Material provided ::
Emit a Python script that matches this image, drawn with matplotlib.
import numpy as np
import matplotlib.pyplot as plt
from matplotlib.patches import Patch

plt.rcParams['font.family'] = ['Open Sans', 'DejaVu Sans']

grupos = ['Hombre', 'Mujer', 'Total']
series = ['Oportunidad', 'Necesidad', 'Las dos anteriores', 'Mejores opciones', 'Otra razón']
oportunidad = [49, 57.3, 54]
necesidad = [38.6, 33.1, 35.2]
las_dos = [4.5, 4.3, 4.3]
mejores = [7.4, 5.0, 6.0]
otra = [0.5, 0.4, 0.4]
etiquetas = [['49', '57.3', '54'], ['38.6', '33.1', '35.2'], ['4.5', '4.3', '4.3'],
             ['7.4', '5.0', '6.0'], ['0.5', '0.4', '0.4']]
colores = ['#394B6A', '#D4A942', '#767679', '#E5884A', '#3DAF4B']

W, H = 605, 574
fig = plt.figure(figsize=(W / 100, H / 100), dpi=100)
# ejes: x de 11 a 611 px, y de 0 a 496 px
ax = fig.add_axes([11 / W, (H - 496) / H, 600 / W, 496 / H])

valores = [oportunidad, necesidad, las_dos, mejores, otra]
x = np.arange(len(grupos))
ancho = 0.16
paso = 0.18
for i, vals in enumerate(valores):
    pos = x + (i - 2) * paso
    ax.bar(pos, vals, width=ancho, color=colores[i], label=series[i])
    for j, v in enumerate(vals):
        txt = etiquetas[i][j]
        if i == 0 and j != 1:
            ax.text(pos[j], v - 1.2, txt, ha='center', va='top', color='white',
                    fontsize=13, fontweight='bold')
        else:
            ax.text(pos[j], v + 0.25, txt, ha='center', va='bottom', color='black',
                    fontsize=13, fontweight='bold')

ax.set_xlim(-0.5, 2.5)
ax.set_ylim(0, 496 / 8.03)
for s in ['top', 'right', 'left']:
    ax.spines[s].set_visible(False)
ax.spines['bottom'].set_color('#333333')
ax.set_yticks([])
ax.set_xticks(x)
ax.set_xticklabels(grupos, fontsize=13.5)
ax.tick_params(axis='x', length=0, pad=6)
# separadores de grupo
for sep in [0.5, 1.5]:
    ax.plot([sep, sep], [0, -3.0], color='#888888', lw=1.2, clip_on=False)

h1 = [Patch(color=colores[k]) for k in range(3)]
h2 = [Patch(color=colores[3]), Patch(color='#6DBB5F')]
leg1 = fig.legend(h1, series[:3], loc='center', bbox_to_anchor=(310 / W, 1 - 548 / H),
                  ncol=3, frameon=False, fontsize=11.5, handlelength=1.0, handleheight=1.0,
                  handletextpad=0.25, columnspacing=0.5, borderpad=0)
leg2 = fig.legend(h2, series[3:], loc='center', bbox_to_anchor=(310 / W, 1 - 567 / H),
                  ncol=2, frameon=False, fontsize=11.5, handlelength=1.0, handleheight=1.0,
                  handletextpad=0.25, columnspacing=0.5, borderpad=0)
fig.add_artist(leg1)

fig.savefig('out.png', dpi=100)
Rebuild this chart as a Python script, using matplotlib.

What to produce :: Reproduce each line of the material containing the word "Python".

Solution ::
Emit a Python script that matches this image, drawn with matplotlib.
Rebuild this chart as a Python script, using matplotlib.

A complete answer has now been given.